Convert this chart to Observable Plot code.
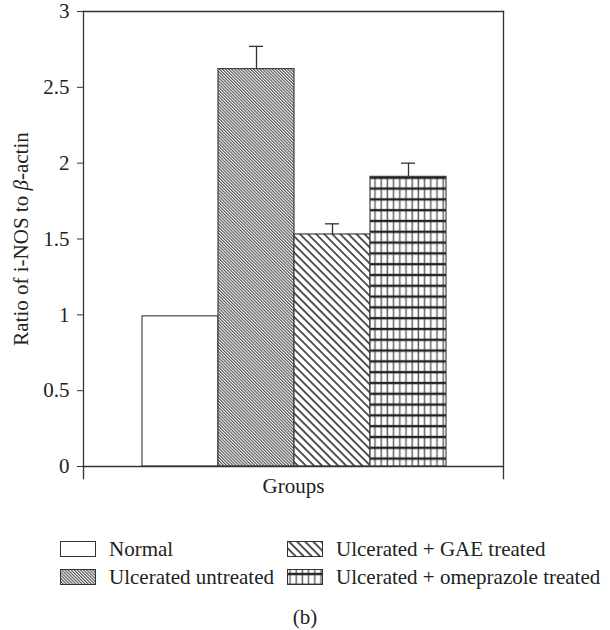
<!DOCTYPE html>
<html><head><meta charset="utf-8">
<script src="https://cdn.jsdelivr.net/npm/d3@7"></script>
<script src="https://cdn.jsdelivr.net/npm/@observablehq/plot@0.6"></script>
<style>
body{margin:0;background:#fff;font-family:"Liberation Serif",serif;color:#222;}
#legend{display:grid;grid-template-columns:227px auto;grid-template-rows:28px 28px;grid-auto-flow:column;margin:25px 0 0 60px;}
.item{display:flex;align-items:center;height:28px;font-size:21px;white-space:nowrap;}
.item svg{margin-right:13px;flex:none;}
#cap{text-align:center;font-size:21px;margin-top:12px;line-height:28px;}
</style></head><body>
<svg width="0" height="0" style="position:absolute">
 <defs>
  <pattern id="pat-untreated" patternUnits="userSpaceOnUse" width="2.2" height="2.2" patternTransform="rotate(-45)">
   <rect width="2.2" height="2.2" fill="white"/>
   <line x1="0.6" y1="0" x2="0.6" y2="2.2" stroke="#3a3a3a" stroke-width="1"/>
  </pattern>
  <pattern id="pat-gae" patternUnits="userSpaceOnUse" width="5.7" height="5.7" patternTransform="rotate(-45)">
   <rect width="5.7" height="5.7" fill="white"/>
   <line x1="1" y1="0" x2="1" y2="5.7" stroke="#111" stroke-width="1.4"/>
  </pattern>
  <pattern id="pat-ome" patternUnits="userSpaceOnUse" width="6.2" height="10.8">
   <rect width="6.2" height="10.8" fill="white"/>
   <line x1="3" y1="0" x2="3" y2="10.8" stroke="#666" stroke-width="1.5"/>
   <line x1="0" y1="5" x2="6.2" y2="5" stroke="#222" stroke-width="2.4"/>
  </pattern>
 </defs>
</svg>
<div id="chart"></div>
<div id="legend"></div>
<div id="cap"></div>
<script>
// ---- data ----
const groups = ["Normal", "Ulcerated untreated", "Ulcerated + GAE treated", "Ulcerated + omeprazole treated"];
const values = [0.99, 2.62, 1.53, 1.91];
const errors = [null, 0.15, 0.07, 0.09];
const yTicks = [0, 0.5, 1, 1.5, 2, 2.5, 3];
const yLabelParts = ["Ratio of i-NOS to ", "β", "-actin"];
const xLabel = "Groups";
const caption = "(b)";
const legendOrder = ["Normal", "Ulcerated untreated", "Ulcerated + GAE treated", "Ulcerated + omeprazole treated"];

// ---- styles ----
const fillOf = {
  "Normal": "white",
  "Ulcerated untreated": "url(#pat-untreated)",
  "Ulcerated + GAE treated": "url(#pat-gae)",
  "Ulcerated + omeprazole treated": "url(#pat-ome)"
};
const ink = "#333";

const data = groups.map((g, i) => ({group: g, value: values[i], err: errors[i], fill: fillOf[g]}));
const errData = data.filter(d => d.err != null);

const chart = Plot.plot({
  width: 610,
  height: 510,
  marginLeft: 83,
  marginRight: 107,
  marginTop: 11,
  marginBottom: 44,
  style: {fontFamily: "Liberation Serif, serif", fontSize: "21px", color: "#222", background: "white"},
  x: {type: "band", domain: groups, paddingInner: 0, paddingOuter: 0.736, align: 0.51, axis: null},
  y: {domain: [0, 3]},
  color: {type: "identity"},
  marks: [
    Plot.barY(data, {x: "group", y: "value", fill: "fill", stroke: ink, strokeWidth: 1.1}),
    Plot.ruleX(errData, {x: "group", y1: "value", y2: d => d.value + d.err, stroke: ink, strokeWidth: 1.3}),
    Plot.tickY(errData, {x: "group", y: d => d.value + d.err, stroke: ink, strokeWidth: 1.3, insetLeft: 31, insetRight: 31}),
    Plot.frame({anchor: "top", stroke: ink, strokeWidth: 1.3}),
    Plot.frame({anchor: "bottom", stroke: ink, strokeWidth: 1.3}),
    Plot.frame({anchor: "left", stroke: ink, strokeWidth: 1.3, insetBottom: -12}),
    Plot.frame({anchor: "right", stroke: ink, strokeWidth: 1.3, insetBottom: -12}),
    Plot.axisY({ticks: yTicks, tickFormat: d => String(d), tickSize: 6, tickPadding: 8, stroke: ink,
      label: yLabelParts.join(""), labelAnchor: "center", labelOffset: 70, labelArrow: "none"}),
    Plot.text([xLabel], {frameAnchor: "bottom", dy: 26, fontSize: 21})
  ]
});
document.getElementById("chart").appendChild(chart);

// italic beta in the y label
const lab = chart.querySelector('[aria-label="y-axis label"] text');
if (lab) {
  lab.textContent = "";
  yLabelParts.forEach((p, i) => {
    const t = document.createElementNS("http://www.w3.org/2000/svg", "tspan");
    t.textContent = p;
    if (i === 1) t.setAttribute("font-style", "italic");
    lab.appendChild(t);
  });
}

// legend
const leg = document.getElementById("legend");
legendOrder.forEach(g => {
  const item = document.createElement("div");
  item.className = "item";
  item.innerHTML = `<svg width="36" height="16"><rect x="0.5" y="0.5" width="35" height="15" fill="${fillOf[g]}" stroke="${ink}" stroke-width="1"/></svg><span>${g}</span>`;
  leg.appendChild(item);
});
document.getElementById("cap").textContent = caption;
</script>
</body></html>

...

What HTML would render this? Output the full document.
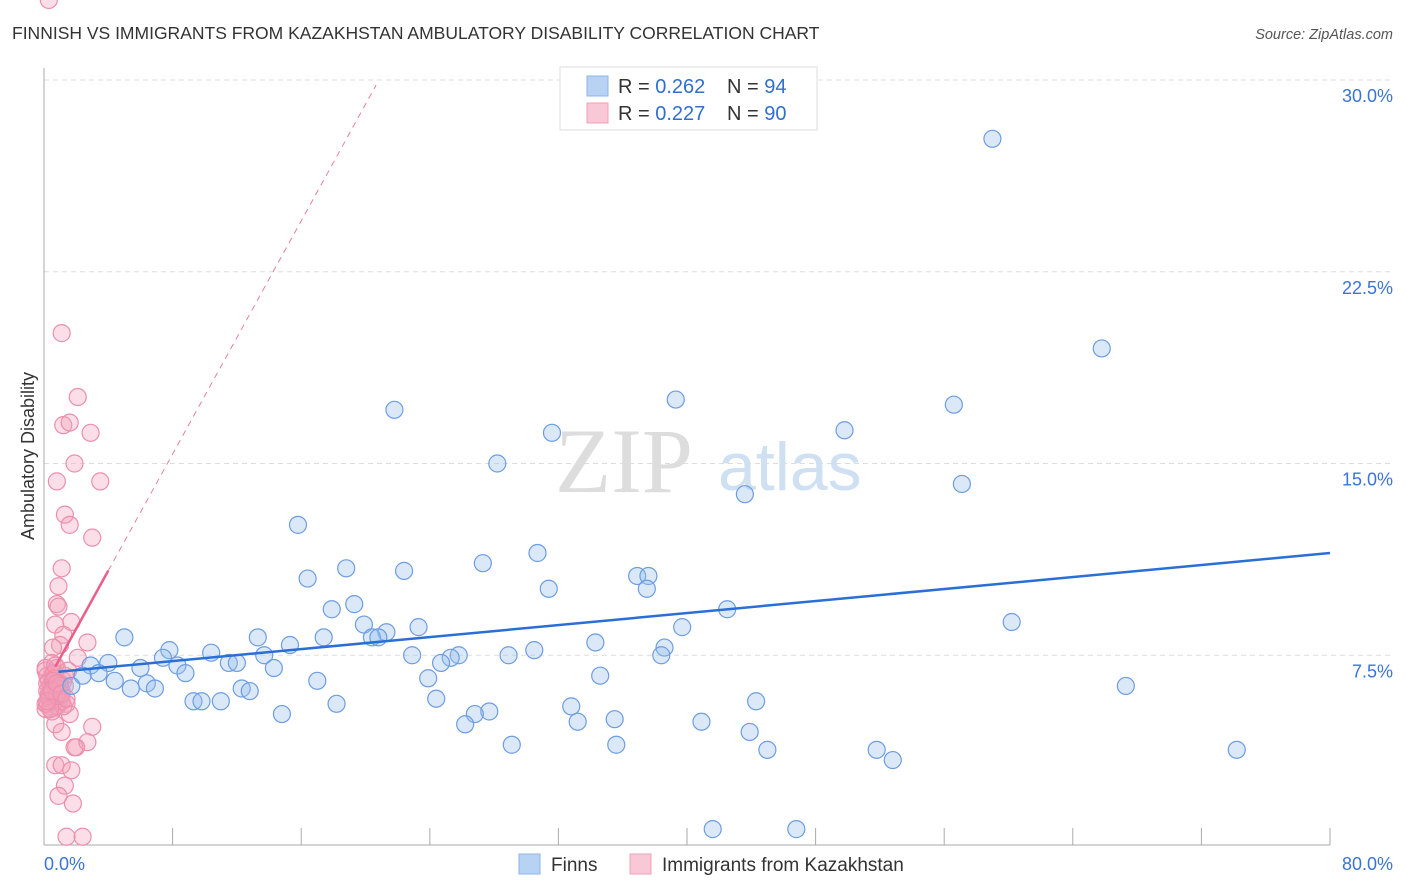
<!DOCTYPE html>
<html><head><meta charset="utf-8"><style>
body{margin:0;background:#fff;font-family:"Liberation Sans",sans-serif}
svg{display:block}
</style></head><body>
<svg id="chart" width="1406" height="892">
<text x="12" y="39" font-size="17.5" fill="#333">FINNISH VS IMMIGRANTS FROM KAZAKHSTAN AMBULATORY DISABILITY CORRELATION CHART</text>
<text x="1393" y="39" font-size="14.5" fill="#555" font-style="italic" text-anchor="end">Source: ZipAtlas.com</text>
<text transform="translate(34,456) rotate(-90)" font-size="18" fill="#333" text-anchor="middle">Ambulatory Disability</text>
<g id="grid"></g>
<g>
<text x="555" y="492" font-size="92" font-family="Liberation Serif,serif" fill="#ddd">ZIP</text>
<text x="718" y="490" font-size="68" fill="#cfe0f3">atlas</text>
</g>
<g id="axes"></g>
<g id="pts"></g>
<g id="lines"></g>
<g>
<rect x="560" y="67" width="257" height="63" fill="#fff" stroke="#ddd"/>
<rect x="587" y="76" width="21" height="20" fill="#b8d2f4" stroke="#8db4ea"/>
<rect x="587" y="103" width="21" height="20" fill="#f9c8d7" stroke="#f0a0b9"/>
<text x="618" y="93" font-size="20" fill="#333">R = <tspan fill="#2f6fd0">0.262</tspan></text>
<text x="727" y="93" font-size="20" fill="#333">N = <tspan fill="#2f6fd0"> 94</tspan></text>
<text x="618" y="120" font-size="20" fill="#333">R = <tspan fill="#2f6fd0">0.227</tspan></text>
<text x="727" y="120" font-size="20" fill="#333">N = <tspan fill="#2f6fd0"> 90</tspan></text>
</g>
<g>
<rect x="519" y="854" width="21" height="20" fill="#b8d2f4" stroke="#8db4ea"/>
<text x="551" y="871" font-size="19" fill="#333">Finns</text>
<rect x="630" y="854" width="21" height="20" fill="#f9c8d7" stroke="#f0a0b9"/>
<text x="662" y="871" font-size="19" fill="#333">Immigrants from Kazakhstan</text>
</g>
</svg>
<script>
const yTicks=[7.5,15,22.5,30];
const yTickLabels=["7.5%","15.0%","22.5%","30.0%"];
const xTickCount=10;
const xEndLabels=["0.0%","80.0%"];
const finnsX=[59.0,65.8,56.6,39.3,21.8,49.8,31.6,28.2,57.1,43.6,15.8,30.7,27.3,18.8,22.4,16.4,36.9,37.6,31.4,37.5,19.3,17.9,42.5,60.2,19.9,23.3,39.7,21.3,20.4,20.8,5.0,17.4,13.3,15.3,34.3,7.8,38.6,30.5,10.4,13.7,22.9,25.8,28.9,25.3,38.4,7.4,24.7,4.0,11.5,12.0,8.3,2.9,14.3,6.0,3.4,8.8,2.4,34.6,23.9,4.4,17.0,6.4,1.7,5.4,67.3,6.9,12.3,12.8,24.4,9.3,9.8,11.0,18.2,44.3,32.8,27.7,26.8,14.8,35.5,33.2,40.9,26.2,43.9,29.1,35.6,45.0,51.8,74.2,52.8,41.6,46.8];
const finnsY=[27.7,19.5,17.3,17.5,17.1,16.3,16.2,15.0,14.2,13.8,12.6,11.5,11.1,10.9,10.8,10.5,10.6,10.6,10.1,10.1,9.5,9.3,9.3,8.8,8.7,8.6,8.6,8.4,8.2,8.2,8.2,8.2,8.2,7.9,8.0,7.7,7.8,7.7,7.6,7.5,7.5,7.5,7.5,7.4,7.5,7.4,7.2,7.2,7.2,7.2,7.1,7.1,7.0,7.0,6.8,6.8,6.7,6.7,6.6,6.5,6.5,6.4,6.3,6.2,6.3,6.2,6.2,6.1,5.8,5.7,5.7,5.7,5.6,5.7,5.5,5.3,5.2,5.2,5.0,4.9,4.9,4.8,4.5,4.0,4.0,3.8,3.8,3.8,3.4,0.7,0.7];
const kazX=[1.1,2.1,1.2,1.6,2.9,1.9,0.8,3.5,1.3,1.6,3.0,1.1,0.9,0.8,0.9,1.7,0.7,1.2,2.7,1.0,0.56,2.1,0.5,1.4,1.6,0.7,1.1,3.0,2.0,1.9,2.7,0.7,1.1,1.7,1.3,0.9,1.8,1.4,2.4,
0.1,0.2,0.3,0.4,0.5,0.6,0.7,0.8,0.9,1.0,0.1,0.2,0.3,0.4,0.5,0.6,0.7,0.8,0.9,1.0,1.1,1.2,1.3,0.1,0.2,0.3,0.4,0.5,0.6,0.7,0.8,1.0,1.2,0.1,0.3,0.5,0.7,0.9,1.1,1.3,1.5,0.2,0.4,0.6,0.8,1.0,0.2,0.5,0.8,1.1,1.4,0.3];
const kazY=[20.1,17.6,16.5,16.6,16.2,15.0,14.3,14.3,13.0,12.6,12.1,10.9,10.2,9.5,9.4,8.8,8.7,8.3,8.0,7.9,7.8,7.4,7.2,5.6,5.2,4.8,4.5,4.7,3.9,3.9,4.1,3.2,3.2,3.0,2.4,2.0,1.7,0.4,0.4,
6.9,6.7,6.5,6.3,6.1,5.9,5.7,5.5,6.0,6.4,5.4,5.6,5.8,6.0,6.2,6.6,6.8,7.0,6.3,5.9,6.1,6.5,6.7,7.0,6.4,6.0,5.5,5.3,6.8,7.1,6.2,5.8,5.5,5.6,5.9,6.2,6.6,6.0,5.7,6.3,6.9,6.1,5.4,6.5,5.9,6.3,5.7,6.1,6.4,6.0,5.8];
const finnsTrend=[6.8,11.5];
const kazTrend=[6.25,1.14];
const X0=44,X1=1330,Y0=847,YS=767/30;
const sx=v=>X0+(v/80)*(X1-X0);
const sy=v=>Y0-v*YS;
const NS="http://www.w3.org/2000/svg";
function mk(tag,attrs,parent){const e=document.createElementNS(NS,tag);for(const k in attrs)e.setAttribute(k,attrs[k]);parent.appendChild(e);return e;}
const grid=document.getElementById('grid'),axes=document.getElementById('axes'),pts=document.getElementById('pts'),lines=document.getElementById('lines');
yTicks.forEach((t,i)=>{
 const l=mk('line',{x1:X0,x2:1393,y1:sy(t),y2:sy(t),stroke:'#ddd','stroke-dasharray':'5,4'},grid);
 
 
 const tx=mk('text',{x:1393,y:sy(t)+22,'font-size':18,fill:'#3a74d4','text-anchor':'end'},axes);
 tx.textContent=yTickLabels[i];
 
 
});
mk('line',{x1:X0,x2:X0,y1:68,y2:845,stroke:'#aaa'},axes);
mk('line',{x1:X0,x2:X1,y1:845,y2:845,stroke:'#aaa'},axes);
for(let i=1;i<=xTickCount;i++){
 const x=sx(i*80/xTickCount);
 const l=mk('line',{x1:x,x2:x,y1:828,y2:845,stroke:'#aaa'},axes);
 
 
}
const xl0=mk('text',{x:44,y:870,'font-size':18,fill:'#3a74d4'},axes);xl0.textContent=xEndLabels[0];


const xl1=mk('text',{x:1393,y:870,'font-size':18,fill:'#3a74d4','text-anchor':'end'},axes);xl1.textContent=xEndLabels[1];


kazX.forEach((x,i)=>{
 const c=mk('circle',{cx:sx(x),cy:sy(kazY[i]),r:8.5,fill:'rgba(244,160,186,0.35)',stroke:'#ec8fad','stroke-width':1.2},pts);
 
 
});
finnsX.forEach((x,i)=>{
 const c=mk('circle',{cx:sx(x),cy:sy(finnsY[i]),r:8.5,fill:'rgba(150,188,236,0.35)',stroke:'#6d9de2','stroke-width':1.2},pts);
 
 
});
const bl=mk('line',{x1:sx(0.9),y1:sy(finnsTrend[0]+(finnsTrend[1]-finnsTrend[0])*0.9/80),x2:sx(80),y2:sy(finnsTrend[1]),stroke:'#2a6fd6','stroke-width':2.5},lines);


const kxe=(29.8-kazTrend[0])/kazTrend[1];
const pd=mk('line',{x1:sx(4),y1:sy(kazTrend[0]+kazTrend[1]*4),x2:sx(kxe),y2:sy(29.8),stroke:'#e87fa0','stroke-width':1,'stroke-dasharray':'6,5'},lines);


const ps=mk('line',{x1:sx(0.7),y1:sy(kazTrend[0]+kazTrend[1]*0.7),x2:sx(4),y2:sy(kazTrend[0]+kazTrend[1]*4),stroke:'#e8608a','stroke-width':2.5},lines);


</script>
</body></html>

§ AIM OF THE EXERCISE
From the data above, copy each line that holds "this".

§ SOLUTION BELOW
Convert this chart to Observable Plot code.
What HTML would render this? Output the full document.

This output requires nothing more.